[Python-Dev] Validating SSL By Default (aka Including a Cert Bundle in CPython)

R. David Murray rdmurray at bitdance.com
Mon Jun 3 11:28:51 CEST 2013

On Mon, 03 Jun 2013 19:38:45 +1200, Ben Hoyt <benhoyt at gmail.com> wrote:
> Love this idea. Some third-party HTTP libraries turn this on by
> default in any case (eg: requests, and I think others), so this would
> mean Python would get their "safe-by-default" behaviour in its stdlib.
> > > Ideally this would take the shape of attempting to locate the system
> > > certificate store if possible, and if that doesn't work falling back to the
> > > bundled certificates. That way the various Linux distros can easily have
> > > their copies of Python depend soley on their built in certs, but Windows,
> > > OSX, Source compiles etc will all still have a fallback value.
> >
> > My preference would be actually be for the included certificates file
> > to be used by default. This would provide a consistent experience
> > across platforms. We could provide options to look for system cert
> > repositories if desired.
> Very much agreed. When the Windows version of the mimetypes module
> tried to use Windows' system mimetype mappings by default, chaos and
> bugs ensued (for example, http://bugs.python.org/issue15207 and
> http://bugs.python.org/issue10551).

On the other hand, the fact that it uses /etc/mimetypes on unix
does *not* cause chaos, quite the opposite:  it means Python recognizes
new mime types provided by the distro automatically, which provides
for a more consistent experience for the Python application user.

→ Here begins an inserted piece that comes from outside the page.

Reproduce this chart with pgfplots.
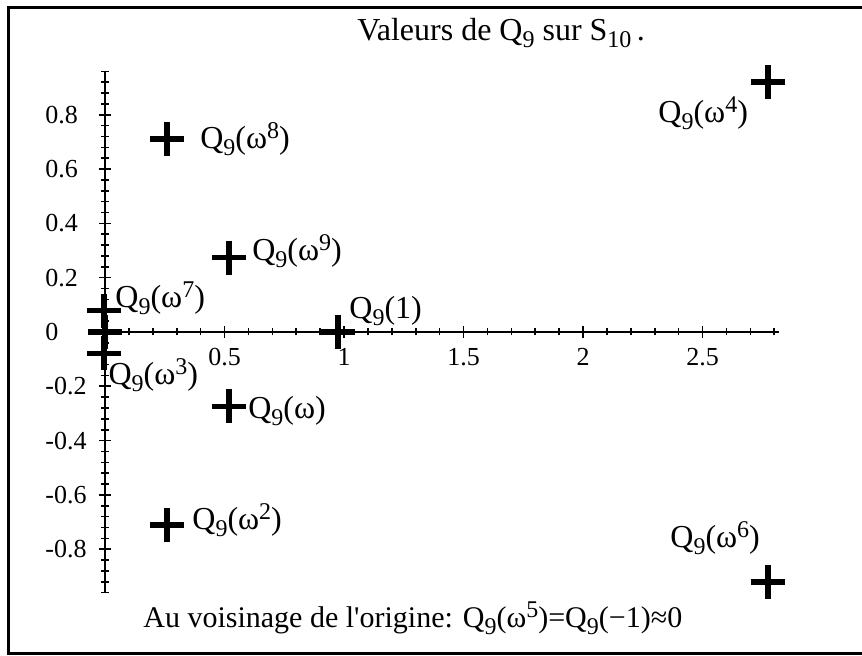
\documentclass[border=0pt]{standalone}
\usepackage{fontspec}
\setmainfont{Liberation Serif}
\usepackage{pgfplots}
\pgfplotsset{compat=1.18}

% small lowered / raised figures in the text font
\newcommand{\sub}[1]{\raisebox{-3.5pt}{\fontsize{12}{12}\selectfont #1}}
\newcommand{\sups}[1]{\raisebox{5pt}{\fontsize{12}{12}\selectfont #1}}
% Q_9(...) in the text font
\newcommand{\Q}[1]{Q\sub{9}(#1)}
\newcommand{\lbl}{\fontsize{16}{19}\selectfont}

\begin{document}
\begin{tikzpicture}
\draw[line width=1.5pt] (431pt,-4pt) -- (4.25pt,-4pt) -- (4.25pt,-327pt) -- (431pt,-327pt);
\begin{axis}[
  at={(52.5pt,-166pt)}, anchor=origin,
  x=119.5pt, y=135.75pt,
  xmin=0, xmax=2.82, ymin=-0.96, ymax=0.96,
  enlargelimits=false,
  axis lines=middle,
  axis line style={-, line width=1pt},
  clip=false,
  xtick={0.5,1,1.5,2,2.5},
  ytick={-0.8,-0.6,-0.4,-0.2,0,0.2,0.4,0.6,0.8},
  minor xtick={0.1,0.2,...,2.8},
  minor ytick={-0.96,-0.92,...,0.96},
  hide obscured x ticks=true,
  hide obscured y ticks=false,
  tick align=center,
  major tick length=6pt, minor tick length=3.5pt,
  every tick/.style={black, line width=0.8pt},
  tick label style={font=\fontsize{13}{15}\selectfont},
  /pgf/number format/assume math mode=true,
  xticklabel style={anchor=north, inner sep=0pt, yshift=-5pt},
  yticklabel style={anchor=west, inner sep=0pt, xshift=-27pt},
]
% values of Q_9 at the tenth roots of unity
\addplot[only marks, mark=+, mark size=8.5pt, black,
  mark options={line width=2.8pt}] coordinates {
  (0.975, 0)        % Q9(1)
  (0.519, -0.274)   % Q9(w)
  (0.259, -0.711)   % Q9(w^2)
  (-0.004, -0.079)  % Q9(w^3)
  (2.774, 0.921)    % Q9(w^4)
  (0, 0)            % Q9(w^5)
  (2.774, -0.921)   % Q9(w^6)
  (-0.004, 0.079)   % Q9(w^7)
  (0.259, 0.711)    % Q9(w^8)
  (0.519, 0.274)    % Q9(w^9)
};
\begin{scope}[every node/.style={anchor=base west, inner sep=0pt, font=\lbl}]
\node at (axis cs:1.054,1.075) {Valeurs de Q\sub{9} sur S\sub{10}\,.};
\node at (axis cs:0.397,0.674) {\Q{ω\sups{8}}};
\node at (axis cs:0.615,0.265) {\Q{ω\sups{9}}};
\node at (axis cs:0.042,0.092) {\Q{ω\sups{7}}};
\node at (axis cs:1.021,0.048) {\Q{1}};
\node at (axis cs:0.013,-0.195) {\Q{ω\sups{3}}};
\node at (axis cs:0.598,-0.317) {\Q{ω}};
\node at (axis cs:0.364,-0.729) {\Q{ω\sups{2}}};
\node at (axis cs:2.314,0.770) {\Q{ω\sups{4}}};
\node at (axis cs:2.364,-0.792) {\Q{ω\sups{6}}};
\node[font=\fontsize{15}{18}\selectfont] at (axis cs:0.159,-1.087)
  {Au voisinage de l\textquotesingle origine: \Q{ω\sups{5}}=\Q{−1}≈0};
\end{scope}
\end{axis}
\pgfresetboundingbox
\useasboundingbox (0,0) rectangle (431pt,-328pt);
\end{tikzpicture}
\end{document}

The situation for certs is probably fairly parallel:  on unix, it would
probably be an advantage as Python would automatically follow distro
decisions about cert chains, while on windows trying to use a system
cert store would probably be a disaster.

An application can choose to explicitly ignore the system mimetypes
file, by the way.

That said, I don't feel strongly either way about the cert store case.